Is there to be a new cathedral?

I never went to the old one, but as a former resident of that diocese I was given to understand that it was the smallest cathedral in the country.

Anonymous said...

3rd smallest as I have been told

Anonymous said...

I'd consider it a great blessing just to have an EF low Mass within an hour's drive of most places in the Savannah Diocese. It is still true that Summorum Pontificum does not exist in our Diocese except in Macon and in Savannah (Sunday afternoons at the Cathedral). Other than that, twice in Waycross (once in 2008 and once in 2009) and once in Baxley a couple of years ago.

Maybe our new bishop can be persuaded to host a Latin Mass workshop for our overworked priests who cannot spare the time to travel great distances to attend one. While I understand the need to have Spanish Masses, this should not be used as an additional excuse for not having EF Masses (the "old Spanish Mass Defense" some of us call it!).
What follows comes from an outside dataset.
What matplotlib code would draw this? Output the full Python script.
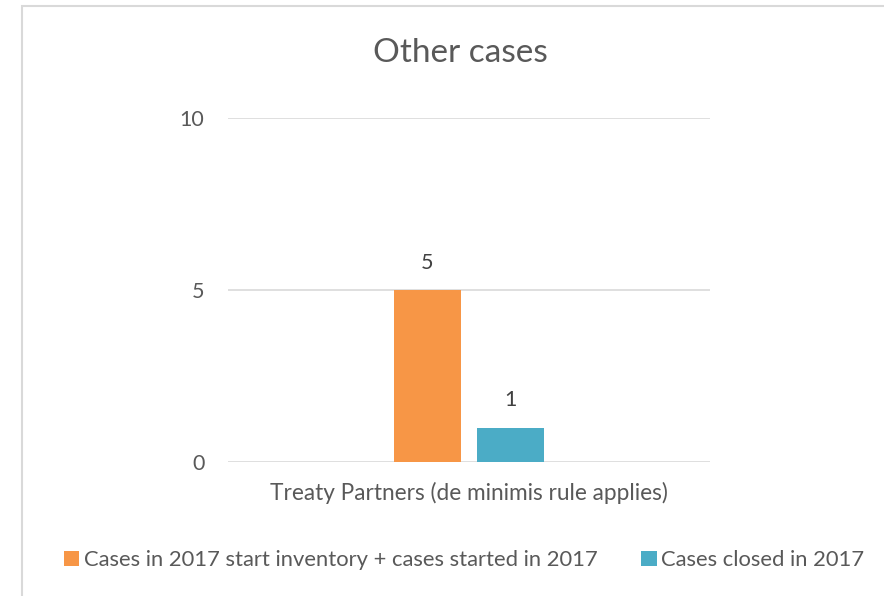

If the EF is, in the eyes of the Church, a form equal in dignity to the OF, it should not be treated like a "hobby Mass" for some interested priests. It is not an "extra" which should be low down on the list of parish priorities. The goal should be to make it reasonably available (within an hour's drive or at least once a quarter) to all Catholics--not just the ones who live in the larger cities in the Diocese.

Joseph Johnson

Anonymous said...

Yes, we are going to have a new cathedral. Sacred Heart Cathedral in Raleigh only seats 320 people and it is the smallest cathedral in the continental U.S. Please say a prayer for Fr. Dan, the rector of the cathedral who is going to have his hands full with moving a parish of over 2000 families to the new cathedral when it is completed.

Fr. Allan J. McDonald said...

Given the fact of how beautiful it looks in the artist's rendering, it is truly an exciting thing and a sign of where the Church is really with it--the South, although you have "north" in your name!